Del esperpento

Las cumbres caribeñas y el vecino imperial. Recuerdo el relato que a  bofetones de ironía, sorna  y desprecio, ridiculiza aquellas cumbres que de año con año y con el patrocinio imperial aderezaban dictadorcillos de los pueblos débiles, o no hubiesen permitido que los sojuzgaran los Trujillo y Duvalier. La síntesis del relato, con su sintaxis:

“Un ron jamaiquino en la cabeza. Un arrullo turístico de calypso. Mesa llena en esta última sesión del Vigésimo Congreso para la Unidad Caribeña. Presentes todos los delegados de las Antillas Mayores. ¡Menos Cuba! Los de las menores habían formado, en un conmovedor acceso de humildad, mesa aparte. Mar, hotel, puesta de sol…

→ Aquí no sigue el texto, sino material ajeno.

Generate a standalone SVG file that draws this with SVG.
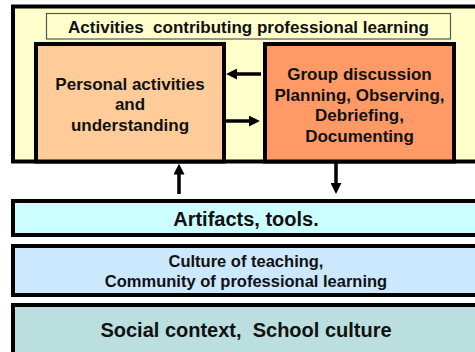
<svg xmlns="http://www.w3.org/2000/svg" width="475" height="352" viewBox="0 0 475 352">
  <style>
    .box { stroke: #000; stroke-width: 4; }
    .t { font-family: "Liberation Sans", Arial, sans-serif; font-weight: bold; fill: #111; text-anchor: middle; white-space: pre; }
    .conn { stroke: #000; stroke-width: 3.5; fill: none; marker-end: url(#arrow); }
  </style>
  <defs>
    <marker id="arrow" viewBox="0 0 10 10" markerWidth="11" markerHeight="11" markerUnits="userSpaceOnUse" refX="1" refY="5" orient="auto">
      <path d="M0,0 L10,5 L0,10 z" fill="#000"/>
    </marker>
  </defs>
  <rect width="475" height="352" fill="#fff"/>

  <g id="activities">
    <rect class="box" x="13" y="6.5" width="480" height="155" fill="#FFFFCC"/>
    <rect x="46.5" y="13.5" width="404" height="25.5" fill="#FFFFCC" stroke="#555" stroke-width="1.2"/>
    <text class="t" x="248.5" y="33" font-size="17" xml:space="preserve">Activities  contributing professional learning</text>
  </g>

  <g id="personal">
    <rect class="box" x="36" y="44" width="188" height="117.5" fill="#FFCC99"/>
    <text class="t" font-size="17" x="130" y="89.5">Personal activities</text>
    <text class="t" font-size="17" x="130" y="110">and</text>
    <text class="t" font-size="17" x="130" y="130.5">understanding</text>
  </g>

  <g id="group">
    <rect class="box" x="265" y="44" width="189" height="117.5" fill="#FF9966"/>
    <text class="t" font-size="17" x="359.5" y="79.5">Group discussion</text>
    <text class="t" font-size="17" x="359.5" y="100.5">Planning, Observing,</text>
    <text class="t" font-size="17" x="359.5" y="121">Debriefing,</text>
    <text class="t" font-size="17" x="359.5" y="141.5">Documenting</text>
  </g>

  <g id="artifacts">
    <rect class="box" x="13" y="201" width="480" height="34" fill="#CCFFFF"/>
    <text class="t" font-size="20" x="246" y="225.5">Artifacts, tools.</text>
  </g>

  <g id="culture">
    <rect class="box" x="13" y="246" width="480" height="49" fill="#CCE8FF"/>
    <text class="t" font-size="16.5" x="246" y="267.3">Culture of teaching,</text>
    <text class="t" font-size="16.5" x="246" y="287.3">Community of professional learning</text>
  </g>

  <g id="social">
    <rect class="box" x="13" y="305" width="480" height="60" fill="#BBDFDF"/>
    <text class="t" font-size="20" x="246" y="336.5" xml:space="preserve">Social context,  School culture</text>
  </g>

  <g id="connectors">
    <line class="conn" x1="261" y1="74" x2="236" y2="74"/>
    <line class="conn" x1="226" y1="121" x2="250" y2="121"/>
    <line class="conn" x1="179" y1="194" x2="179" y2="173.5"/>
    <line class="conn" x1="336" y1="163" x2="336" y2="184"/>
  </g>
</svg>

Estados Unidos presidía, sentado entre Puerto Rico y Jamaica. República Dominicana y Haití, en los extremos opuestos de la mesa. Rivalidad. Se repetían los brindis a la memoria de Duvalier y Somoza. Se denostaba a Cuba, temido tiburón. Los EU. subsidiarían generosamente a los países ahí reunidos con el noble fin de verlos encaminados por la senda de la democracia, y esto a cambio sólo de algunos kilómetros de cada uno de ellos para la instalación de discretas bases nucleares.

La intervención de la orquesta sacó a todo mundo de sus asientos con un potpourrí de salsa, merengue y reggae. La vuelta a la mesa favoreció un feliz salto al campo cultural. Para la diversión del delegado gringo los antillanos se dedicaron a debatir ampliamente los méritos de cada isla en el terreno de las letras caribeñas: Espejito, espejito, ¿quién es el más colosal? El gringo sonreía, la luna llena alumbrando el Vigésimo Congreso para la Unidad Caribeña.

Diez horas de brindis, arduas discusiones. Por unidad se decretó el  esperado receso. Y se pasó a la cena a base de un menú diplomáticamente confederado: lechón, mofongo, mangú,  camarones y langosta, habichuelas coloradas, aguacate encebollado y arroz con frijoles negros. Tamaña cena decidió el aplazamiento definitivo del congreso hasta el año siguiente. Los antillanos mayores se retiraron a sus habitaciones en el Kingston Heights; los menores fueron trasladados en minibús hasta sus hoteles en la parte baja de la ciudad. El delegado de Martinica, atleta empedernido, se quedó frente al mercado, cosa de ejercitar las piernas y nalgas adormecidas por los titánicos silletazos del congreso. Deambuló por las calles oscuras disfrutando de la brisa fresca de aquel noviembre jamaiquino. El Caribe era en verdad una sola patria. Negros, chinos, mulatos, indios se amalgamaban bajo el ala protectora del águila estrellada, en un solo ser para juntar los pedazos, separados a golpes de historia, del viejo y siempre nuevo continente isleño.

Nobles pensamientos del martiniqués; su sombra sobre la pared se vio de repente acompañada. Martinica se dio vuelta esperando toparse con los ojos endurecidos de un gendarme francés. El rastafariano de medúsicas trenzas y haraposa apariencia lo empujó contra un muro garabateado de consignas. La cuchilla mohosa acarició el cuello del delegado: ¡Give the Money!

Ante el cosquillero de la navaja en su cuello el martiniqués contuvo el aliento. Luego, quebrada la voz y la mirada empañada por el miedo:

We are brothers, Caribes, Caribe, West Indies, undestand?

Una presión mayor en la yugular le cortó la inspiración. El asaltante le estrujó la camisa de motivos africanos, puso sus pies desnudos sobre los esbeltos dedos que sobresalían de las sandalias Made in Jamaica del asaltado. Con renovada urgencia: Shit, man, gime the money!”